Blue ballet squash, a small, sweet variety of blue hubbard squash, shares the spotlight with celeriac in this creamy, vibrant winter soup. I enjoy it with Aleppo pepper flakes, but it would be equally tasty garnished with creme fraiche, pepitas, fried sage leaves, crumbled bacon, or chile oil. It’s a solid contender for your Thanksgiving table (if you and your guests are celeriac lovers; if not, there’s an option written into the recipe just for you), and because it freezes so well, you can make a double batch and save some for later.
Roasted Blue Ballet Squash and Celeriac Soup
Special equipment: immersion blender* (you can also use a regular blender, but the immersion blender works better)
Olive oil or butter
1 onion, peeled and cut into large dice
2 carrots, peeled and cut into large dice
1 tart apple, peeled and cut into large dice
1 small celeriac, peeled and cut into large dice (if you don’t like the flavor of celeriac, you can make this soup with 2 stalks of celery, cut into a large dice, and added with the onions and carrots. The celery flavor is less pronounced this way, giving you a more squash-centric soup).
5 cups chicken stock
1 cup water
1 small blue ballet squash, kuri squash, kabocha squash, or a similar squash, seeds removed, flesh roasted*
1/4-1/2 teaspoon cinnamon, for sprinkling
Aleppo pepper flakes, for serving (optional)
1. In a large soup pot or stock pot, heat enough olive oil or butter to generously coat the bottom of the pot. Add the onion and carrots with a few healthy pinches of salt and saute until lightly golden. If you are using celery in place of celeriac, add that with the carrots and onion.
2. Add the apple and cook for another minute or two, then add the celeriac, stock, and water. Bring the soup to a boil, then lower to a simmer and cook until the celeriac is tender, easily pierced with a fork. (If you’ve used celery, simmer for 15 or 20 minutes).

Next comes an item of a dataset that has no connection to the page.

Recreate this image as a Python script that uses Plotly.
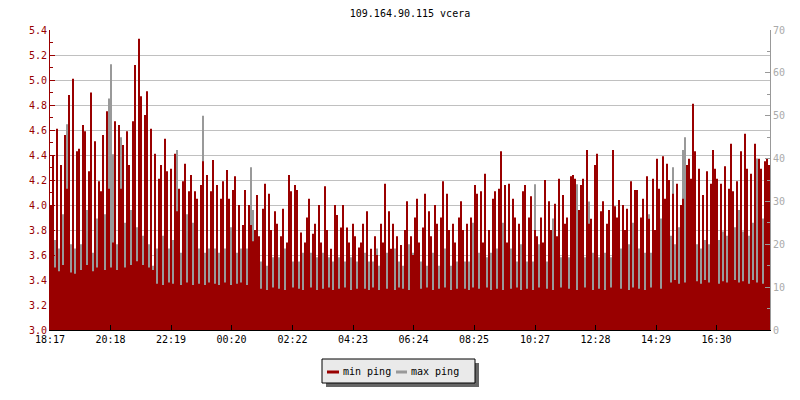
import plotly.graph_objects as go

title_text = "109.164.90.115 vcera"
tick_labels = ["18:17", "20:18", "22:19", "00:20", "02:22", "04:23",
               "06:24", "08:25", "10:27", "12:28", "14:29", "16:30"]
tick_minutes = [0, 121, 242, 363, 485, 606, 727, 848, 970, 1091, 1212, 1333]
step_min = 4  # minutes per sample

# min ping (left axis, ms), one value per sample
min_ping = [
    # 18:17 - 19:40
    4.00, 4.40, 3.50, 4.61, 3.47, 4.32, 3.52, 4.56, 4.13, 4.88, 3.46, 5.01, 3.45, 4.43, 4.45, 3.48,
    4.64, 4.59, 3.52, 4.27, 4.90, 3.47, 4.51, 3.50, 4.19, 4.11, 4.56, 3.48, 4.75, 4.13, 3.50, 3.70,
    4.67, 3.48, 4.64, 4.13, 4.48, 3.50, 4.59, 4.32, 3.52, 4.67, 5.12, 3.55, 5.33, 4.87, 3.52, 4.72,
    4.91, 3.50, 4.61, 3.48,
    # 19:40 - 23:05
    4.41, 3.37, 4.21, 4.32, 3.36, 4.53, 4.27, 3.38, 4.29, 3.37, 4.41, 3.95, 4.13, 3.36, 4.19, 4.33,
    3.38, 4.11, 4.24, 3.36, 4.11, 4.05, 3.37, 4.16, 4.35, 3.36, 4.24, 3.38, 4.11, 4.36, 3.37, 4.16,
    3.36, 4.05, 4.19, 3.38, 4.28, 4.05, 3.36, 4.12, 4.23, 3.37, 4.00, 3.38, 3.84, 4.12, 3.36, 4.00,
    3.84, 3.71, 3.80,
    # 23:05 - 02:33
    4.08, 3.75, 3.33, 3.97, 4.17, 3.32, 4.09, 3.80, 3.34, 3.95, 3.85, 3.33, 3.75, 3.97, 3.32, 3.70,
    4.24, 4.11, 3.34, 4.16, 4.12, 3.33, 3.78, 3.32, 3.70, 3.90, 4.05, 3.34, 3.77, 3.85, 3.32, 4.00,
    3.70, 3.33, 4.15, 3.80, 3.34, 3.65, 3.32, 4.00, 3.92, 3.33, 3.82, 4.00, 3.34, 3.82, 3.70, 3.32,
    3.85, 3.75, 3.33, 3.66,
    # 02:33 - 05:57
    3.70, 3.85, 3.33, 3.95, 3.32, 3.65, 3.34, 3.75, 3.60, 3.32, 3.85, 3.70, 4.17, 3.33, 3.95, 3.65,
    3.85, 3.32, 3.75, 3.34, 3.68, 3.33, 3.80, 4.03, 3.32, 3.75, 3.60, 3.90, 4.05, 3.70, 3.33, 3.82,
    4.09, 3.34, 3.95, 3.75, 3.32, 4.00, 3.85, 3.33, 3.90, 4.19, 3.34, 4.09, 3.80, 3.32, 3.85, 3.70,
    3.33, 3.90, 4.03,
    # 05:57 - 09:25
    3.80, 3.33, 3.85, 3.32, 3.90, 3.34, 4.16, 4.09, 3.33, 4.11, 3.70, 4.25, 3.34, 3.80, 3.32, 4.05,
    4.11, 3.33, 4.13, 4.43, 3.32, 4.16, 3.70, 4.17, 3.33, 4.05, 3.90, 3.34, 3.85, 3.32, 4.11, 4.16,
    3.33, 3.90, 4.07, 3.32, 3.80, 3.75, 3.34, 3.90, 3.70, 4.20, 3.33, 4.03, 3.80, 3.32, 4.01, 3.75,
    4.21, 3.34, 4.08, 3.85,
    # 09:25 - 12:49
    3.90, 3.33, 4.23, 4.24, 4.21, 3.32, 3.96, 4.16, 4.21, 3.34, 4.44, 3.85, 3.89, 3.32, 4.32, 4.41,
    3.33, 3.95, 4.03, 3.32, 3.85, 3.96, 3.34, 4.44, 3.99, 3.90, 4.04, 3.33, 4.00, 3.80, 3.97, 3.32,
    4.19, 3.34, 4.12, 4.12, 3.33, 3.90, 4.05, 3.32, 4.23, 3.89, 3.34, 4.21, 3.80, 4.37, 4.13, 3.33,
    4.39, 4.05, 4.33,
    # 12:49 - 16:17
    4.20, 3.38, 4.09, 3.40, 4.17, 3.37, 4.00, 4.05, 3.38, 4.32, 4.37, 4.21, 4.81, 4.43, 3.39, 4.29,
    3.37, 4.08, 3.40, 4.27, 3.38, 4.17, 4.44, 4.29, 4.21, 3.37, 4.17, 3.39, 4.31, 3.38, 4.13, 4.49,
    4.11, 3.40, 4.19, 3.38, 4.43, 3.39, 4.57, 4.29, 3.37, 4.25, 3.40, 4.49, 3.38, 4.37, 4.29, 3.37,
    4.35, 4.37, 4.32,
]

# max ping (right axis, ms), one value per sample
max_ping = [
    # 18:17 - 19:40
    18, 20, 21, 17, 19, 25, 27, 35, 48, 22, 20, 16, 19, 18, 15, 20, 17, 22, 28, 30,
    21, 18, 24, 26, 22, 19, 20, 27, 23, 54, 62, 41, 24, 20, 18, 45, 22, 25, 27, 20,
    28, 21, 26, 24, 28, 27, 22, 33, 24, 20, 17, 15,
    # 19:40 - 23:05
    20, 19, 21, 18, 22, 17, 20, 19, 18, 21, 16, 42, 19, 18, 20, 17, 27, 25, 20, 25,
    17, 16, 19, 17, 50, 18, 29, 19, 20, 16, 19, 22, 18, 20, 16, 19, 17, 16, 24, 18,
    19, 18, 17, 19, 18, 16, 19, 15, 38, 28, 18,
    # 23:05 - 02:33
    15, 17, 16, 18, 16, 15, 19, 15, 17, 14, 16, 17, 15, 17, 19, 15, 14, 17, 16, 15,
    18, 16, 17, 18, 15, 19, 16, 18, 21, 15, 17, 15, 16, 18, 18, 15, 17, 14, 16, 19,
    15, 17, 15, 19, 16, 18, 15, 17, 15, 18, 16, 15,
    # 02:33 - 05:57
    16, 14, 18, 15, 16, 17, 16, 14, 19, 15, 17, 13, 16, 18, 14, 17, 15, 19, 14, 16,
    18, 15, 17, 14, 20, 16, 18, 15, 17, 19, 16, 16, 21, 15, 17, 14, 18, 16, 20, 15,
    17, 14, 19, 16, 18, 15, 22, 17, 16, 18, 15,
    # 05:57 - 09:25
    17, 16, 19, 16, 18, 25, 17, 16, 18, 15, 17, 20, 17, 15, 18, 17, 15, 19, 16, 18,
    25, 15, 17, 15, 19, 16, 18, 16, 17, 20, 16, 18, 16, 19, 17, 16, 34, 18, 20, 15,
    17, 22, 16, 19, 18, 26, 24, 17, 19, 17, 20, 18,
    # 09:25 - 12:49
    18, 17, 20, 15, 19, 34, 17, 15, 18, 17, 19, 30, 17, 18, 18, 20, 17, 14, 18, 18,
    15, 19, 17, 18, 20, 17, 15, 19, 16, 18, 17, 20, 16, 25, 18, 15, 19, 17, 22, 18,
    18, 27, 18, 19, 21, 16, 18, 26, 24, 20, 22,
    # 12:49 - 16:17
    18, 22, 38, 20, 16, 24, 19, 42, 45, 21, 35, 18, 23, 17, 20, 25, 19, 28, 21, 22,
    20, 18, 24, 17, 26, 21, 19, 23, 18, 22, 25, 20, 17, 24, 21, 28, 19, 23, 20, 26,
    22, 18, 25, 21, 40, 22, 19, 26, 24, 21, 23,
]

RED = "#990000"
GRAY = "#999999"
FONT = "DejaVu Sans Mono"


def step_series(values):
    # each sample covers [t, t + step); close the last step at its end time
    xs = [step_min * i for i in range(len(values))] + [step_min * len(values)]
    ys = list(values) + [values[-1]]
    return xs, ys


x_max, y_max = step_series(max_ping)
x_min, y_min = step_series(min_ping)

fig = go.Figure()
fig.add_trace(go.Scatter(x=x_max, y=y_max, yaxis="y", mode="lines", name="max ping",
                         line=dict(color=GRAY, width=0, shape="hv", simplify=False), fill="tozeroy",
                         fillcolor=GRAY, showlegend=False, hoverinfo="skip"))
fig.add_trace(go.Scatter(x=x_min, y=y_min, yaxis="y2", mode="lines", name="min ping",
                         line=dict(color=RED, width=0, shape="hv", simplify=False), fill="tozeroy",
                         fillcolor=RED, showlegend=False, hoverinfo="skip"))


def px_x(p):
    return (p - 50) / 720.0


def px_y(p):
    return (330 - p) / 300.0


shapes = [
    dict(type="rect", xref="paper", yref="paper", x0=px_x(326), x1=px_x(479), y0=px_y(387), y1=px_y(363),
         fillcolor="#666666", line=dict(width=0), layer="above"),
    dict(type="rect", xref="paper", yref="paper", x0=px_x(322), x1=px_x(475), y0=px_y(383), y1=px_y(359),
         fillcolor="#eaeaea", line=dict(color="black", width=1), layer="above"),
    dict(type="line", xref="paper", yref="paper", x0=px_x(327), x1=px_x(339), y0=px_y(372), y1=px_y(372),
         line=dict(color=RED, width=3), layer="above"),
    dict(type="line", xref="paper", yref="paper", x0=px_x(396), x1=px_x(407), y0=px_y(372), y1=px_y(372),
         line=dict(color=GRAY, width=3), layer="above"),
]
annotations = [
    dict(text="min ping", xref="paper", yref="paper", x=px_x(341), y=px_y(371), xanchor="left",
         yanchor="middle", showarrow=False, font=dict(family=FONT, size=10, color="black")),
    dict(text="max ping", xref="paper", yref="paper", x=px_x(409), y=px_y(371), xanchor="left",
         yanchor="middle", showarrow=False, font=dict(family=FONT, size=10, color="black")),
]

fig.update_layout(
    width=800, height=400,
    margin=dict(l=50, r=30, t=30, b=70),
    paper_bgcolor="white", plot_bgcolor="white",
    showlegend=False, hovermode=False,
    font=dict(family=FONT, size=10, color="black"),
    title=dict(text=title_text, x=0.5, xref="paper", xanchor="center", y=1 - 13 / 400, yanchor="middle",
               font=dict(family=FONT, size=10, color="black")),
    xaxis=dict(range=[0, 1440], tickvals=tick_minutes, ticktext=tick_labels, ticks="inside", ticklen=5,
               tickcolor="black", showline=True, linecolor="black", linewidth=1, showgrid=False,
               zeroline=False, tickfont=dict(color="black", size=10, family=FONT), fixedrange=True),
    yaxis=dict(side="right", range=[0, 70], tick0=0, dtick=10, ticks="inside", ticklen=5, tickcolor=GRAY,
               showline=True, linecolor=GRAY, showgrid=False, zeroline=False,
               tickfont=dict(color="#aaaaaa", size=10, family=FONT),
               minor=dict(dtick=5, ticks="inside", ticklen=3, tickcolor=GRAY, showgrid=False)),
    yaxis2=dict(side="left", overlaying="y", range=[3.0, 5.4], tick0=3.0, dtick=0.2, tickformat=".1f",
                ticks="inside", ticklen=5, tickcolor=RED, showline=True, linecolor=RED,
                showgrid=True, gridcolor="#c0c0c0", gridwidth=1, zeroline=False,
                tickfont=dict(color=RED, size=10, family=FONT),
                minor=dict(dtick=0.1, ticks="inside", ticklen=3, tickcolor=RED, showgrid=False)),
    shapes=shapes,
    annotations=annotations,
)

fig.write_html("out.html", config={"displayModeBar": False, "staticPlot": True},
               post_script="document.body.style.margin='0';document.body.style.overflow='hidden';")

3. During the last few minutes of cooking, add the roasted squash flesh and let it heat through. Remove the soup from heat, then puree with an immersion blender (or, in lieu of that, transfer the soup to an upright blender and blend in batches, being careful to vent the lid so the soup doesn’t explode all over you, then return it to the pot). Taste the soup and adjust salt as needed.
4. Sprinkle cinnamon over the top and stir it into the soup. I don’t give an exact amount here, because cinnamon can very in strength. I use a strong Vietnamese cinnamon for most savory cooking, and a generous 1/4 teaspoon is good for me. The cinnamon is meant to be a faint background note, not a main player.
5. Serve with pepper flakes, if using. The soup keeps for about a week in the fridge; it also freezes beautifully.